These standards are a rat’s nest, unfortunately complicated by marketing and unwitting vendors.
The SFF-8087 (and 8088) is a standard for exclusively the mechanical connector shell/plug. The actual electrical connection specification accompanying the 8087/8088 connector is the SFF-8086 standard, which is a 4-lane solution rated at 10Gbps per lane. It is rarely used for SAS3 applications for this reason - negotiation will work, but throughput will be limited to the maximum the connector is electrically capable of. An 8087 SAS3 card exists for the purposes of maximizing profits.
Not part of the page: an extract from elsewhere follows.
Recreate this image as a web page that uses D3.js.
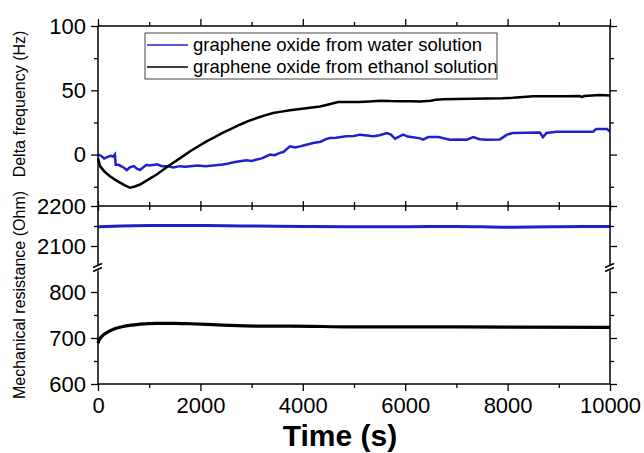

There is a similar conflation with the SFF-8482 standard - SFF-8482 is for the mechanical structure of the dual 7-pin + 15-pin connector set. It defines the physical structure and mating, pin offsets for contact sequencing, means of retention, etc. It has been paired with several electrical specifications, particularly SFF-8678 (originally SAS1, later updated to SAS2), SFF-8680 (originally SAS2, later updated to SAS3 - this is why 6Gbps is not mentioned in the SFF-8482 document when they mention the specifications used in conjunction), and SFF-8681 (SAS4). The actual cable names should be according to these electrical specifications which also refer back to 8482 and thus encompass the whole connector assembly, but they are not. Most SFF-8482 cables you see for sale are likely SFF-8680.
For clarification:
SAS1 = 3Gbps
SAS2 = 6Gbps
SAS3 = 12Gbps
SAS4 = 24Gbps
SFF-8086 (+ 8087/8088) is primarily used as a SAS2 connector, but is capable of up to 10Gbps per lane. Will negotiate at 12Gbps, but top rated speed is 10Gbps.
SFF-8482 is the framework used on all 15+7+7-pin connectors (and even U.2 connectors) - SFF-8678, SFF-8680, SFF-8681. Each of these three builds on the former.
SFF-8678 = 3Gbps or 6Gbps
SFF-8680 = 3Gbps or 6Gbps or 12Gbps
SFF-8681 = 3Gbps or 6Gbps or 12Gbps or 24Gbps
All of this information is based exclusively on the standard documentation available from SNIA, ECIA, IEEE, etc. All of the above is spread across the SNIA documents for those standards explicitly mentioned, and maybe a few others that are more general (SFF-8024 perhaps) - the other sources may be useful for additional context on design choices. Many other things you have read on this topic are liable to be wrong, and are probably based on marketing material from vendors - anything that does not explicitly reference the actual standards is probably based on inaccurate sources (I’m looking at you, Wikipedia).